Question: For a black body at temperature 727°C, its radiating power is 20 watt and the temperature of the sur...

Question

For a black body at temperature 727°C, its radiating power is 20 watt and the temperature of the surrounding is 227°C. If the temperature of the black body is changed to 1227°C, then its rate of energy loss will be?

Answer 1

Solution

As we all know that a black body absorbs all the radiation falling on it and hence it is called the perfect absorber. We also know that a perfect absorber is also a perfect emitter. For a perfectly black body, the absorptivity is equal to the emissivity.
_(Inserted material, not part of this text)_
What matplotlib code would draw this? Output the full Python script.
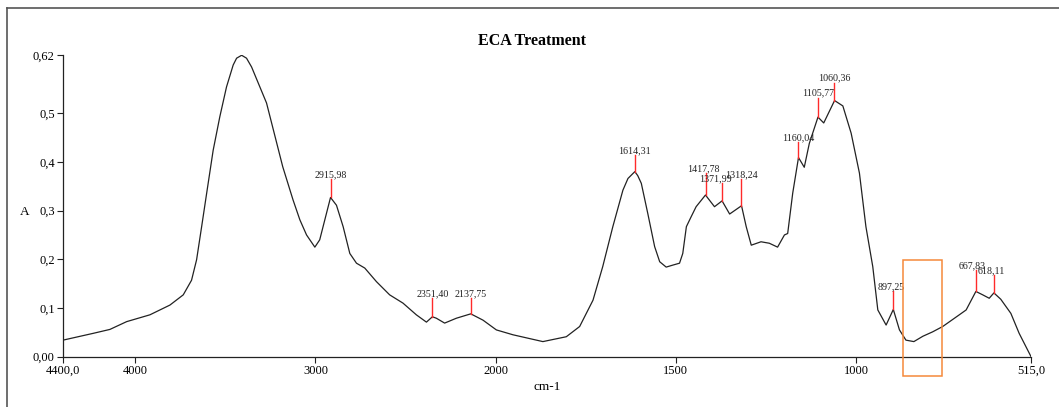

Complete step by step solution:
Given: The initial temperature of the black body ${T_1} = 727^\circ C$ .
The final temperature of the black body ${T_2} = 1227^\circ C$ .
The temperature of the surrounding ${T_0} = 227^\circ C$ .
The radiating power for body at $727^\circ C$ is ${P_1} = 20\,W$
We have studied Stefan’s Boltzmann law and according to that, the radiating power of a black body is defined as:

$P = \sigma A({T^4} - T_0^4)$ …… (I)

Here, P is the radiating power, $\sigma$ is the Stefan's-Boltzmann constant, $T$ is the temperature of the black body and ${T_0}$ is the temperature of the surrounding and A is the surface area.
For initial condition 1, the temperature in kelvin is,

$\Rightarrow \,{T_1} = \left( {727 + 273} \right)K$ ,

$\Rightarrow {T_1} = 1000\,K$

For final condition 2, the temperature in kelvin is,

$\Rightarrow {T_2} = (1227 + 273)K$
$\therefore {T_2} = 1500K$ ,

We can find the temperature of the surrounding in Kelvin as,
$\Rightarrow {T_0} = \left( {227 + 273} \right)K$
$\therefore {T_0} = 500K$

Therefore, equation (I) can be written for condition 1 as,
$\Rightarrow {P_1} = \sigma A(T_1^4 - T_0^4)$ …… (II)

Therefore, equation (I) can be written for condition 2 as,
$\Rightarrow {P_2} = \sigma A(T_2^4 - T_0^4)$ …… (III)

Therefore, we will now divide equation(II) by equation (III), the result will become as,
$\Rightarrow \dfrac{{{P_1}}}{{{P_2}}} = \left( {\dfrac{{T_1^4 - T_0^4}}{{T_2^4 - T_0^4}}} \right)$ …… (IV)

We will now substitute ${T_2} = 1500K$ , ${T_1} = 1000\,K$ , ${P_1} = 20\,W$ , ${T_0} = 227^\circ C$ and the result would simplify as,
$\Rightarrow \dfrac{{20W}}{{{P_2}}} = \left( {\dfrac{{{{1000}^4} - {{500}^4}}}{{{{1500}^4} - {{500}^4}}}} \right)$
$\Rightarrow \dfrac{{20W}}{{{P_2}}} = \dfrac{{{{500}^4}}}{{{{500}^4}}}\left( {\dfrac{{{2^4} - {1^4}}}{{{3^4} - {1^4}}}} \right)$
$\Rightarrow \dfrac{{20W}}{{{P_2}}} = \left( {\dfrac{{16 - 1}}{{81 - 1}}} \right)$
$\Rightarrow \dfrac{{20W}}{{{P_2}}} = \left( {\dfrac{{15}}{{80}}} \right)$
$\Rightarrow {P_2} = \left( {\dfrac{{80 \times 20W}}{{15}}} \right)$

$\therefore {P_2} = 106.67W$

$\therefore$ The rate of energy loss when the temperature of the black body is changed to $1227^\circ C$ is $106.67W$ .

Note:
We can notice that the perfect example of a practical black body is a box painted black from inside and having a small hole in it. Practically talking, no radiation could reflect from the black surface after striking into it. All the radiation would be absorbed eventually.